Três funcionários do Departamento de Recuperação de Ativos e Cooperação Internacional (DRCI) relataram, em depoimento à Polícia Federal, terem sofrido pressão da cúpula do Ministério da Justiça durante o processo de extradição do blogueiro Allan dos Santos, determinado pelo ministro do Supremo Tribunal Federal (STF) Alexandre de Moraes.
Segundo o jornal O Globo, a PF investiga se houve tentativa de obstrução do procedimento por parte do governo federal.
Prestaram depoimento a ex-diretora do DRCI, a delegada da Polícia Federal Silvia Amélia Fonseca de Oliveira, o coordenador de extradição do DRCI, Rodrigo Sagastume, a diretora substituta do DRCI, Priscila Campelo.

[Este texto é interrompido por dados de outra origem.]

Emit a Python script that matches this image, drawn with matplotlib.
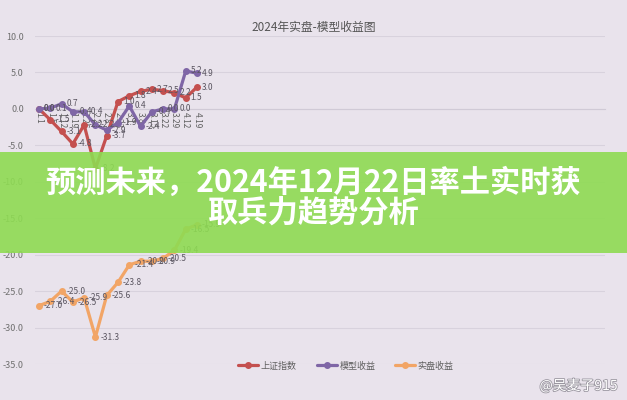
import matplotlib
matplotlib.use('Agg')
import matplotlib.pyplot as plt
import matplotlib.patheffects as pe
from matplotlib.patches import Rectangle

plt.rcParams['font.family'] = ['Noto Sans CJK SC', 'DejaVu Sans']
plt.rcParams['axes.unicode_minus'] = False

# weekly dates, 2024
dates = ["1.1", "1.5", "1.12", "1.19", "1.26", "2.2", "2.8", "2.23",
         "3.1", "3.8", "3.15", "3.22", "3.29", "4.12", "4.19"]
# cumulative returns (%)
sh_index = [0.0, -1.5, -3.1, -4.8, -2.2, -8.2, -3.7, 1.0,
            1.8, 2.4, 2.7, 2.5, 2.2, 1.5, 3.0]
model = [0.0, 0.1, 0.7, -0.4, -0.4, -2.2, -2.9, -1.9,
         0.4, -2.4, -0.4, 0.0, 0.0, 5.2, 4.9]
real = [-27.0, -26.4, -25.0, -26.5, -25.9, -31.3, -25.6, -23.8,
        -21.4, -20.9, -20.9, -20.5, -19.4, -16.5, -15.9]
series_names = ["上证指数", "模型收益", "实盘收益"]
series_colors = ["#c4504f", "#7f66a6", "#f2a566"]

bg = "#e9e3ec"
fig = plt.figure(figsize=(6.27, 4.0), dpi=100, facecolor=bg)
ax = fig.add_axes([35 / 627, 36 / 400, 570 / 627, 328 / 400], facecolor=bg)

x = list(range(len(dates)))
for vals, name, col in zip([sh_index, model, real], series_names, series_colors):
    ax.plot(x, vals, color=col, lw=2.3, marker='o', ms=4, label=name,
            solid_capstyle='round', zorder=3)
    for i, v in zip(x, vals):
        ax.annotate(f"{v:.1f}", (i, v), xytext=(3.5, 0), textcoords='offset points',
                    va='center', ha='left', fontsize=6, color='#5a5560', zorder=4)

ax.set_xlim(-0.354, 50.15)
ax.set_ylim(-35, 10)
for s in ['top', 'right', 'left']:
    ax.spines[s].set_visible(False)
# axis crosses at zero, like the excel chart
ax.spines['bottom'].set_position(('data', 0))
ax.spines['bottom'].set_color('#d0cad6')

ax.set_yticks(range(-35, 11, 5))
ax.set_yticklabels([f"{t:.1f}" for t in range(-35, 11, 5)], fontsize=6.5, color='#707070')
ax.grid(axis='y', color='#d8d2dd', lw=0.8)
ax.set_axisbelow(True)
ax.tick_params(axis='y', length=0, pad=8)

ax.set_xticks(x)
ax.set_xticklabels(dates, rotation=270, fontsize=6, color='#606060')
ax.tick_params(axis='x', length=0, pad=2)

fig.text(0.5, 1 - 27 / 400, "2024年实盘-模型收益图", ha='center', va='center',
         fontsize=8.5, color='#555555')

leg = fig.legend(loc='center', bbox_to_anchor=(346 / 627, 1 - 366 / 400), ncol=3,
                 frameon=False, fontsize=6.5, handlelength=2.2, columnspacing=2.2,
                 handletextpad=0.3)
for t in leg.get_texts():
    t.set_color('#606060')

# green banner on top
fig.patches.append(Rectangle((0, 1 - 253 / 400), 1, 101 / 400, transform=fig.transFigure,
                             facecolor='#8edb52', alpha=0.9, zorder=10))
fig.text(0.5, 1 - 183 / 400, "预测未来，2024年12月22日率土实时获", ha='center', va='center',
         fontsize=21.8, color='white', fontweight='heavy', zorder=11)
fig.text(0.5, 1 - 214 / 400, "取兵力趋势分析", ha='center', va='center',
         fontsize=21.8, color='white', fontweight='heavy', zorder=11)

# watermark
fig.text(0.985, 1 - 386 / 400, "@吴麦子915", ha='right', va='center', fontsize=10,
         color='white', zorder=11,
         path_effects=[pe.withStroke(linewidth=1.2, foreground='#9a96a0')])

fig.savefig('out.png', dpi=100, facecolor=bg)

Silvia Amélia foi, inclusive, exonerada do cargo, pelo ministério, após ter encaminhado o processo de extradição. De acordo com a PF, a exoneração da delegada aconteceu pelo fato de ela "não ter dado ciência" à cúpula do ministério sobre a extradição.
Ainda de acordo com reportagem de O Globo, os três afirmam que o processo envolvendo Allan dos Santos foi a primeira vez em que a cúpula do Ministério da Justiça pediu informações, cópia do processo e tentou interferir no procedimento. O DRCI é um órgão subordinado ao Ministério da Justiça. Porém, quando esses pedidos surgiram, o DRCI já tinha encaminhado o pedido de extradição para o Ministério das Relações Exteriores, que o despachou para os Estados Unidos.
Telefonema e reunião
A ex-diretora Silvia Amélia, segundo o jornal, contou que recebeu um telefonema do chefe de gabinete do ministro Anderson Torres, o brigadeiro Antônio Ramirez Lorenzo. Ele pediu informações sobre o caso do blogueiro. Como estava de férias, Silvia Amélia afirma ter encaminhado a demanda para a diretora substituta Priscila Campelo.
Priscila disse que "entrou em contato com o Chefe de Gabinete do MJSP, brigadeiro Lorenzo, o qual informou que o Ministro do MJSP gostaria de obter informações sobre o fluxo do processo de extradição ativa, bem como em que momentos tal processo passaria pelo MJSP e qual o papel do MJSP nas etapas do mencionado pedido de extradição”.
Silvia Amélia contou ainda que o secretário nacional de Justiça, Vicente Santini, amigo dos filhos do presidente Jair Bolsonaro, a chamou para uma reunião em 3 de novembro e reclamou sobre o processo de Allan.
"O secretário Vicente mencionou que a ausência de informação sobre o caso do Allan dos Santos causou um desconforto para o próprio Secretário e para o MJSP".
Depois do encontro, Santini emitiu uma ordem para que todos os processos de extradição passassem por ele, de acordo com a reportagem.
Questionamento de superiores
Já Rodrigo Sagastume contou que Santini convocou uma reunião e reclamou que "gostaria de ter sido avisado sobre o processo de extradição de Allan dos Santos".
"O depoente teve a percepção que a reunião da tarde foi esvaziada diante do fato de que o processo de extradição de Allan dos Santos já havia sido remetido ao MRE, restando apenas o alerta de que novos casos sensíveis fossem reportados ao secretário", afirmou o coordenador em depoimento.
Ele disse ainda que, antes do caso do blogueiro, "nunca foi questionado por superiores hierárquicos" a respeito de um processo de extradição.
Vicente Santini também foi ouvido pela PF e negou ter tentado interferir no processo. Admitiu que pediu à diretora substituta do DRCI detalhes sobre a extradição do blogueiro, mas afirmou que "sua motivação era dar cumprimento à decisão judicial".
Ele afirmou ainda ter conversado com o ministro Anderson Torres apenas para informá-lo sobre o andamento do processo.
Santini criticou a ex-diretora Silvia Amélia, durante seu depoimento à PF. Segundo ele, a delegada impediu seu acesso a documentos sem uma justificativa técnica, no caso do blogueiro.